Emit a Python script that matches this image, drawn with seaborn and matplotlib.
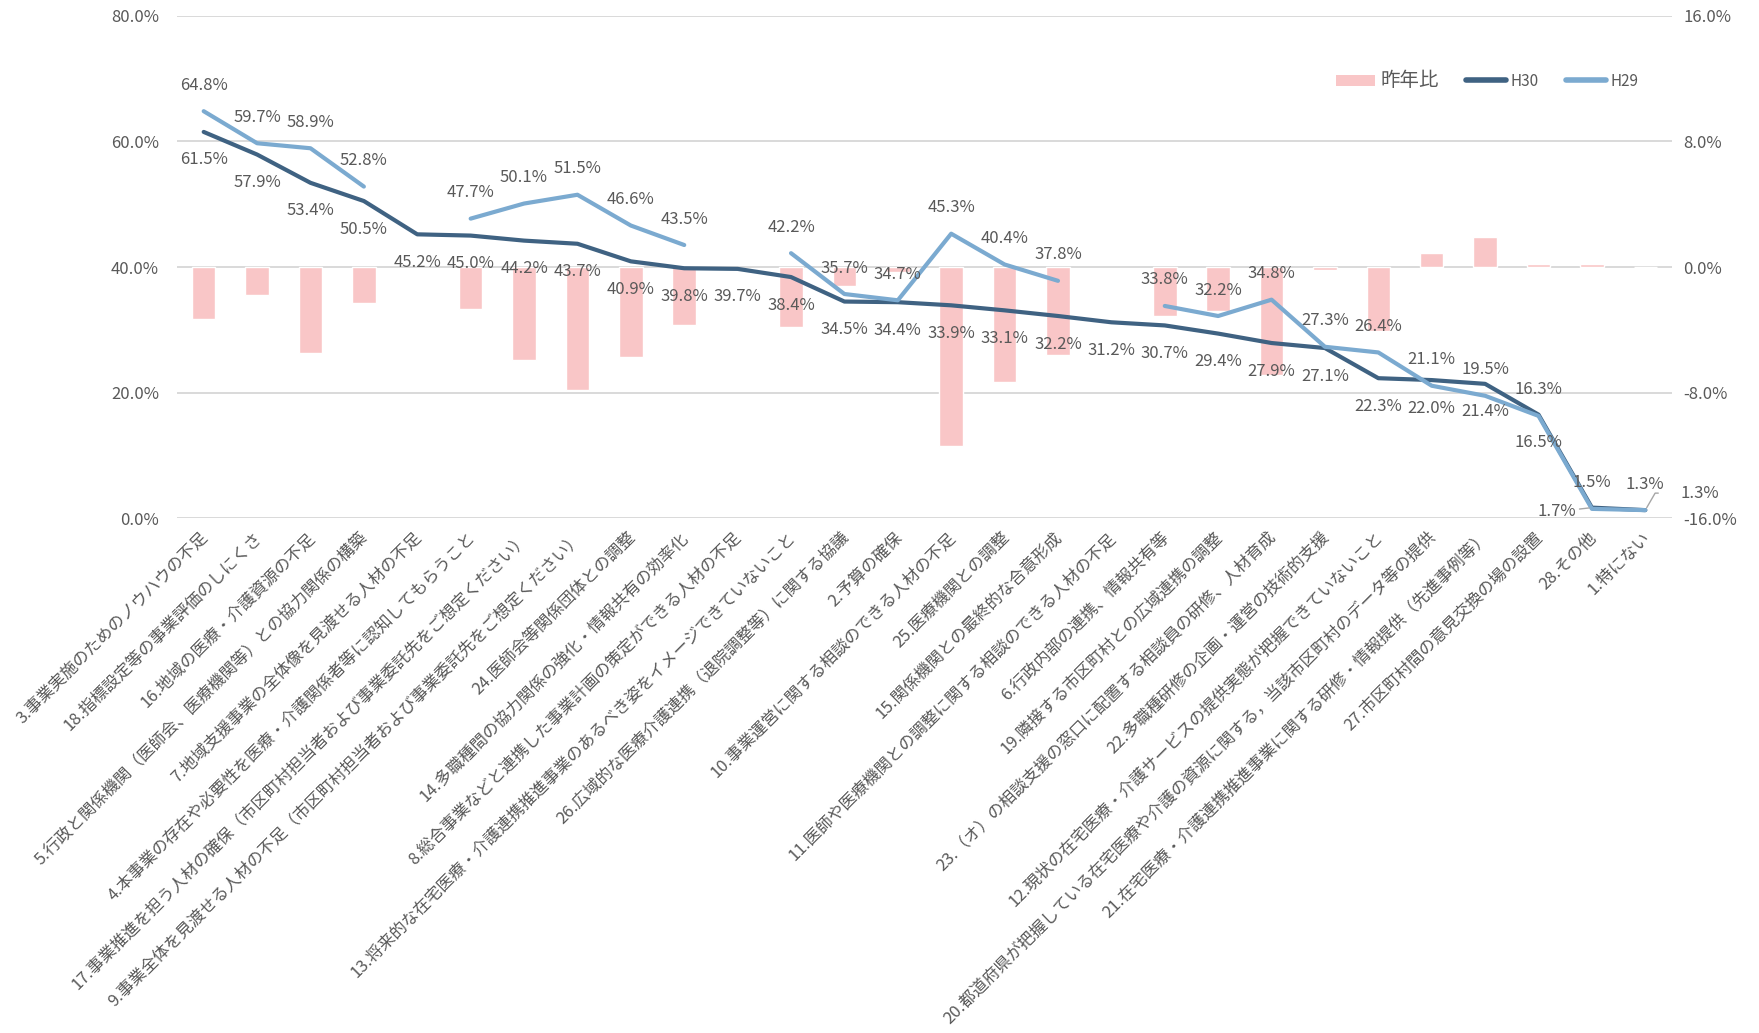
import numpy as np
import pandas as pd
import matplotlib
matplotlib.use("Agg")
import matplotlib.pyplot as plt
import matplotlib.transforms as mtransforms
from matplotlib.lines import Line2D
from matplotlib.patches import Patch
from matplotlib.ticker import FixedLocator, FuncFormatter
import seaborn as sns

# ---- data -------------------------------------------------------------
categories = [
    "3.事業実施のためのノウハウの不足",
    "18.指標設定等の事業評価のしにくさ",
    "16.地域の医療・介護資源の不足",
    "5.行政と関係機関（医師会、医療機関等）との協力関係の構築",
    "7.地域支援事業の全体像を見渡せる人材の不足",
    "4.本事業の存在や必要性を医療・介護関係者等に認知してもらうこと",
    "17.事業推進を担う人材の確保（市区町村担当者および事業委託先をご想定ください）",
    "9.事業全体を見渡せる人材の不足（市区町村担当者および事業委託先をご想定ください）",
    "24.医師会等関係団体との調整",
    "14.多職種間の協力関係の強化・情報共有の効率化",
    "8.総合事業などと連携した事業計画の策定ができる人材の不足",
    "13.将来的な在宅医療・介護連携推進事業のあるべき姿をイメージできていないこと",
    "26.広域的な医療介護連携（退院調整等）に関する協議",
    "2.予算の確保",
    "10.事業運営に関する相談のできる人材の不足",
    "25.医療機関との調整",
    "15.関係機関との最終的な合意形成",
    "11.医師や医療機関との調整に関する相談のできる人材の不足",
    "6.行政内部の連携、情報共有等",
    "19.隣接する市区町村との広域連携の調整",
    "23.（オ）の相談支援の窓口に配置する相談員の研修、人材育成",
    "22.多職種研修の企画・運営の技術的支援",
    "12.現状の在宅医療・介護サービスの提供実態が把握できていないこと",
    "20.都道府県が把握している在宅医療や介護の資源に関する，当該市区町村のデータ等の提供",
    "21.在宅医療・介護連携推進事業に関する研修・情報提供（先進事例等）",
    "27.市区町村間の意見交換の場の設置",
    "28.その他",
    "1.特にない",
]

h30 = [61.5, 57.9, 53.4, 50.5, 45.2, 45.0, 44.2, 43.7, 40.9, 39.8, 39.7, 38.4,
       34.5, 34.4, 33.9, 33.1, 32.2, 31.2, 30.7, 29.4, 27.9, 27.1, 22.3, 22.0,
       21.4, 16.5, 1.7, 1.3]

h29 = [64.8, 59.7, 58.9, 52.8, np.nan, 47.7, 50.1, 51.5, 46.6, 43.5, np.nan, 42.2,
       35.7, 34.7, 45.3, 40.4, 37.8, np.nan, 33.8, 32.2, 34.8, 27.3, 26.4, 21.1,
       19.5, 16.3, 1.5, 1.3]

yoy = [-3.3, -1.8, -5.5, -2.3, np.nan, -2.7, -5.9, -7.8, -5.7, -3.7, np.nan, -3.8,
       -1.2, -0.3, -11.4, -7.3, -5.6, np.nan, -3.1, -2.8, -6.9, -0.2, -4.1, 0.9,
       1.9, 0.2, 0.2, 0.0]

left_ticks = [0, 20, 40, 60, 80]
right_ticks = [-16, -8, 0, 8, 16]

# ---- style ------------------------------------------------------------
sns.set_theme(style="white")
plt.rcParams["font.family"] = ["Noto Sans CJK JP", "DejaVu Sans"]

TEXT = "#595959"
C_H30 = "#3F6282"
C_H29 = "#7BAAD0"
C_BAR = "#F9C6C7"
GRID = "#D9D9D9"

W, H = 1759, 1033
fig = plt.figure(figsize=(W / 100, H / 100), dpi=100)
ax_left, ax_right, ax_top, ax_bottom = 177, 1672, 15.7, 518.3
ax = fig.add_axes([ax_left / W, 1 - ax_bottom / H,
                   (ax_right - ax_left) / W, (ax_bottom - ax_top) / H])
ax2 = ax.twinx()

pos = np.arange(len(categories))

# year-on-year bars on the secondary axis
df_bar = pd.DataFrame({"pos": pos, "yoy": yoy}).dropna()
sns.barplot(data=df_bar, x="pos", y="yoy", ax=ax2, color=C_BAR, width=0.44,
            saturation=1, native_scale=True, errorbar=None, zorder=2)

# H30 line
df30 = pd.DataFrame({"pos": pos, "val": h30})
sns.lineplot(data=df30, x="pos", y="val", ax=ax, color=C_H30, linewidth=3.0,
             solid_capstyle="round", solid_joinstyle="round", zorder=3)

# H29 line, broken where no value exists
df29 = pd.DataFrame({"pos": pos, "val": h29})
df29["seg"] = df29["val"].isna().cumsum()
df29 = df29.dropna()
sns.lineplot(data=df29, x="pos", y="val", units="seg", estimator=None, ax=ax,
             color=C_H29, linewidth=3.0, solid_capstyle="round",
             solid_joinstyle="round", zorder=4)

# layering: lines axis above the bar axis
ax.set_zorder(ax2.get_zorder() + 1)
ax.patch.set_visible(False)

ax.set_xlim(-0.5, len(categories) - 0.5)
ax.set_ylim(0, 80)
ax2.set_ylim(-16, 16)

for a in (ax, ax2):
    for s in a.spines.values():
        s.set_visible(False)
    a.set_xlabel("")
    a.set_ylabel("")

ax2.set_axisbelow(True)
ax2.yaxis.set_major_locator(FixedLocator(right_ticks))
ax2.yaxis.grid(True, color=GRID, linewidth=1.4)
ax2.yaxis.set_major_formatter(FuncFormatter(lambda v, p: f"{v:.1f}%"))
ax2.tick_params(axis="y", length=0, pad=8, labelsize=12, labelcolor=TEXT)

ax.yaxis.grid(False)
ax.xaxis.grid(False)
ax.yaxis.set_major_locator(FixedLocator(left_ticks))
ax.yaxis.set_major_formatter(FuncFormatter(lambda v, p: f"{v:.1f}%"))
ax.tick_params(axis="y", length=0, pad=13, labelsize=12, labelcolor=TEXT)

ax.set_xticks(pos)
ax.set_xticklabels(categories, rotation=45, ha="right", va="center",
                   rotation_mode="anchor", fontsize=12, color=TEXT)
ax.tick_params(axis="x", length=0, pad=12)
shift = mtransforms.ScaledTranslation(2 / 100, 0, fig.dpi_scale_trans)
for lab in ax.get_xticklabels():
    lab.set_transform(lab.get_transform() + shift)

# ---- data labels ------------------------------------------------------
lab_kw = dict(textcoords="offset pixels", ha="center", va="center",
              fontsize=12, color=TEXT, zorder=6)
for i, v in enumerate(h29):
    if not np.isnan(v):
        ax.annotate(f"{v:.1f}%", (i, v), xytext=(0, 26), **lab_kw)

n = len(h30)
for i, v in enumerate(h30):
    if i == n - 2:
        ax.annotate(f"{v:.1f}%", (i, v), xytext=(-35, -4),
                    arrowprops=dict(arrowstyle="-", color="#A6A6A6", lw=1,
                                    shrinkA=0, shrinkB=2), **lab_kw)
    elif i == n - 1:
        ax.annotate(f"{v:.1f}%", (i, v), xytext=(55, 17),
                    arrowprops=dict(arrowstyle="-", color="#A6A6A6", lw=1,
                                    shrinkA=14, shrinkB=2,
                                    connectionstyle="angle,angleA=0,angleB=60,rad=0"),
                    **lab_kw)
    else:
        ax.annotate(f"{v:.1f}%", (i, v), xytext=(0, -28), **lab_kw)

# ---- legend -----------------------------------------------------------
handles = [Patch(facecolor=C_BAR, edgecolor="none"),
           Line2D([0], [0], color=C_H30, lw=4.0, solid_capstyle="round"),
           Line2D([0], [0], color=C_H29, lw=4.0, solid_capstyle="round")]
leg = fig.legend(handles, ["昨年比", "H30", "H29"], ncol=3, frameon=False,
                 loc="center left", bbox_to_anchor=(1322 / W, 1 - 80 / H),
                 handlelength=2.6, handleheight=0.75, handletextpad=0.3,
                 columnspacing=1.8, labelcolor=TEXT, fontsize=11)
leg.get_texts()[0].set_fontsize(14)

fig.savefig("out.png", dpi=100)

________

Return only the lines running from the top of the data to the line that holds "right_ticks = [-16, -8, 0, 8, 16]". Include both of those lines, but skip the pictures.

Emit a Python script that matches this image, drawn with seaborn and matplotlib.
import numpy as np
import pandas as pd
import matplotlib
matplotlib.use("Agg")
import matplotlib.pyplot as plt
import matplotlib.transforms as mtransforms
from matplotlib.lines import Line2D
from matplotlib.patches import Patch
from matplotlib.ticker import FixedLocator, FuncFormatter
import seaborn as sns

# ---- data -------------------------------------------------------------
categories = [
    "3.事業実施のためのノウハウの不足",
    "18.指標設定等の事業評価のしにくさ",
    "16.地域の医療・介護資源の不足",
    "5.行政と関係機関（医師会、医療機関等）との協力関係の構築",
    "7.地域支援事業の全体像を見渡せる人材の不足",
    "4.本事業の存在や必要性を医療・介護関係者等に認知してもらうこと",
    "17.事業推進を担う人材の確保（市区町村担当者および事業委託先をご想定ください）",
    "9.事業全体を見渡せる人材の不足（市区町村担当者および事業委託先をご想定ください）",
    "24.医師会等関係団体との調整",
    "14.多職種間の協力関係の強化・情報共有の効率化",
    "8.総合事業などと連携した事業計画の策定ができる人材の不足",
    "13.将来的な在宅医療・介護連携推進事業のあるべき姿をイメージできていないこと",
    "26.広域的な医療介護連携（退院調整等）に関する協議",
    "2.予算の確保",
    "10.事業運営に関する相談のできる人材の不足",
    "25.医療機関との調整",
    "15.関係機関との最終的な合意形成",
    "11.医師や医療機関との調整に関する相談のできる人材の不足",
    "6.行政内部の連携、情報共有等",
    "19.隣接する市区町村との広域連携の調整",
    "23.（オ）の相談支援の窓口に配置する相談員の研修、人材育成",
    "22.多職種研修の企画・運営の技術的支援",
    "12.現状の在宅医療・介護サービスの提供実態が把握できていないこと",
    "20.都道府県が把握している在宅医療や介護の資源に関する，当該市区町村のデータ等の提供",
    "21.在宅医療・介護連携推進事業に関する研修・情報提供（先進事例等）",
    "27.市区町村間の意見交換の場の設置",
    "28.その他",
    "1.特にない",
]

h30 = [61.5, 57.9, 53.4, 50.5, 45.2, 45.0, 44.2, 43.7, 40.9, 39.8, 39.7, 38.4,
       34.5, 34.4, 33.9, 33.1, 32.2, 31.2, 30.7, 29.4, 27.9, 27.1, 22.3, 22.0,
       21.4, 16.5, 1.7, 1.3]

h29 = [64.8, 59.7, 58.9, 52.8, np.nan, 47.7, 50.1, 51.5, 46.6, 43.5, np.nan, 42.2,
       35.7, 34.7, 45.3, 40.4, 37.8, np.nan, 33.8, 32.2, 34.8, 27.3, 26.4, 21.1,
       19.5, 16.3, 1.5, 1.3]

yoy = [-3.3, -1.8, -5.5, -2.3, np.nan, -2.7, -5.9, -7.8, -5.7, -3.7, np.nan, -3.8,
       -1.2, -0.3, -11.4, -7.3, -5.6, np.nan, -3.1, -2.8, -6.9, -0.2, -4.1, 0.9,
       1.9, 0.2, 0.2, 0.0]

left_ticks = [0, 20, 40, 60, 80]
right_ticks = [-16, -8, 0, 8, 16]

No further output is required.